• [What is needed]:
All of the data should be repeated exactly; pictures are not part of the copy.

• [Data extract]:
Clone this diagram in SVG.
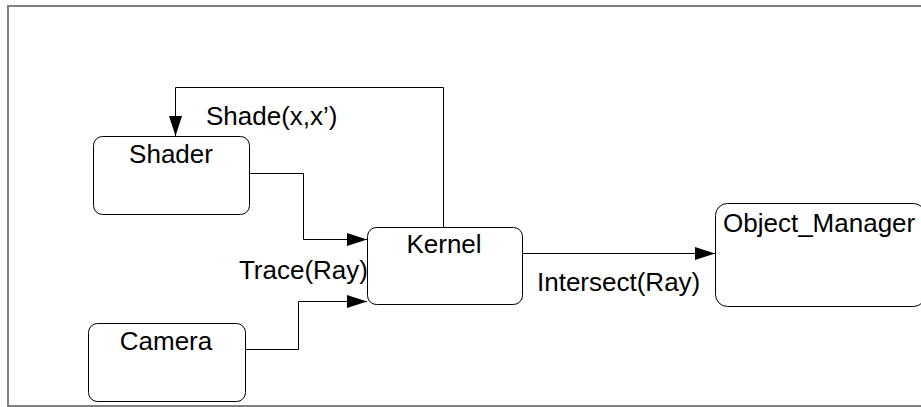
<svg xmlns="http://www.w3.org/2000/svg" width="921" height="407" viewBox="0 0 921 407">
  <defs>
    <marker id="arrow" markerUnits="userSpaceOnUse" markerWidth="20" markerHeight="14" refX="20" refY="7" orient="auto">
      <path d="M0,0.5 L20,7 L0,13.5 Z" fill="#000"/>
    </marker>
  </defs>
  <style>
    .frame { fill: none; stroke: #808080; stroke-width: 2; }
    .node { fill: #fff; stroke: #000; stroke-width: 1; }
    .edge { fill: none; stroke: #000; stroke-width: 1; }
    .label { font-family: "Liberation Sans", Arial, sans-serif; font-size: 26px; fill: #000; }
  </style>

  <rect width="921" height="407" fill="#fff"/>
  <!-- outer frame (open on the right) -->
  <path class="frame" d="M921,6 H8 V406 H921"/>

  <g id="connectors">
    <!-- Kernel feeds back to Shader -->
    <path class="edge" d="M443.5,227 V87.5 H175.5 V136" marker-end="url(#arrow)"/>
    <!-- Shader to Kernel -->
    <path class="edge" d="M249,173.5 H303.5 V239.5 H367" marker-end="url(#arrow)"/>
    <!-- Camera to Kernel -->
    <path class="edge" d="M245,349.5 H298.5 V301.5 H367" marker-end="url(#arrow)"/>
    <!-- Kernel to Object_Manager -->
    <path class="edge" d="M522,253.5 H715" marker-end="url(#arrow)"/>
    <text class="label" x="206" y="125">Shade(x,x’)</text>
    <text class="label" x="368" y="279" text-anchor="end">Trace(Ray)</text>
    <text class="label" x="537" y="291">Intersect(Ray)</text>
  </g>

  <g id="shader">
    <rect class="node" x="93.5" y="136.5" width="156" height="78" rx="9"/>
    <text class="label" x="171" y="163" text-anchor="middle">Shader</text>
  </g>

  <g id="camera">
    <rect class="node" x="88.5" y="323.5" width="157" height="78" rx="9"/>
    <text class="label" x="166" y="350" text-anchor="middle">Camera</text>
  </g>

  <g id="kernel">
    <rect class="node" x="367.5" y="227.5" width="155" height="77" rx="9"/>
    <text class="label" x="444" y="253" text-anchor="middle">Kernel</text>
  </g>

  <g id="object_manager">
    <rect class="node" x="715.5" y="203.5" width="210" height="103" rx="12"/>
    <text class="label" x="723" y="232">Object_Manager</text>
  </g>
</svg>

• [Result for this task]:
Clone this diagram in SVG.
<svg xmlns="http://www.w3.org/2000/svg" width="921" height="407" viewBox="0 0 921 407">
  <defs>
    <marker id="arrow" markerUnits="userSpaceOnUse" markerWidth="20" markerHeight="14" refX="20" refY="7" orient="auto">
      <path d="M0,0.5 L20,7 L0,13.5 Z" fill="#000"/>
    </marker>
  </defs>
  <style>
    .frame { fill: none; stroke: #808080; stroke-width: 2; }
    .node { fill: #fff; stroke: #000; stroke-width: 1; }
    .edge { fill: none; stroke: #000; stroke-width: 1; }
    .label { font-family: "Liberation Sans", Arial, sans-serif; font-size: 26px; fill: #000; }
  </style>

  <rect width="921" height="407" fill="#fff"/>
  <!-- outer frame (open on the right) -->
  <path class="frame" d="M921,6 H8 V406 H921"/>

  <g id="connectors">
    <!-- Kernel feeds back to Shader -->
    <path class="edge" d="M443.5,227 V87.5 H175.5 V136" marker-end="url(#arrow)"/>
    <!-- Shader to Kernel -->
    <path class="edge" d="M249,173.5 H303.5 V239.5 H367" marker-end="url(#arrow)"/>
    <!-- Camera to Kernel -->
    <path class="edge" d="M245,349.5 H298.5 V301.5 H367" marker-end="url(#arrow)"/>
    <!-- Kernel to Object_Manager -->
    <path class="edge" d="M522,253.5 H715" marker-end="url(#arrow)"/>
    <text class="label" x="206" y="125">Shade(x,x’)</text>
    <text class="label" x="368" y="279" text-anchor="end">Trace(Ray)</text>
    <text class="label" x="537" y="291">Intersect(Ray)</text>
  </g>

  <g id="shader">
    <rect class="node" x="93.5" y="136.5" width="156" height="78" rx="9"/>
    <text class="label" x="171" y="163" text-anchor="middle">Shader</text>
  </g>

  <g id="camera">
    <rect class="node" x="88.5" y="323.5" width="157" height="78" rx="9"/>
    <text class="label" x="166" y="350" text-anchor="middle">Camera</text>
  </g>

  <g id="kernel">
    <rect class="node" x="367.5" y="227.5" width="155" height="77" rx="9"/>
    <text class="label" x="444" y="253" text-anchor="middle">Kernel</text>
  </g>

  <g id="object_manager">
    <rect class="node" x="715.5" y="203.5" width="210" height="103" rx="12"/>
    <text class="label" x="723" y="232">Object_Manager</text>
  </g>
</svg>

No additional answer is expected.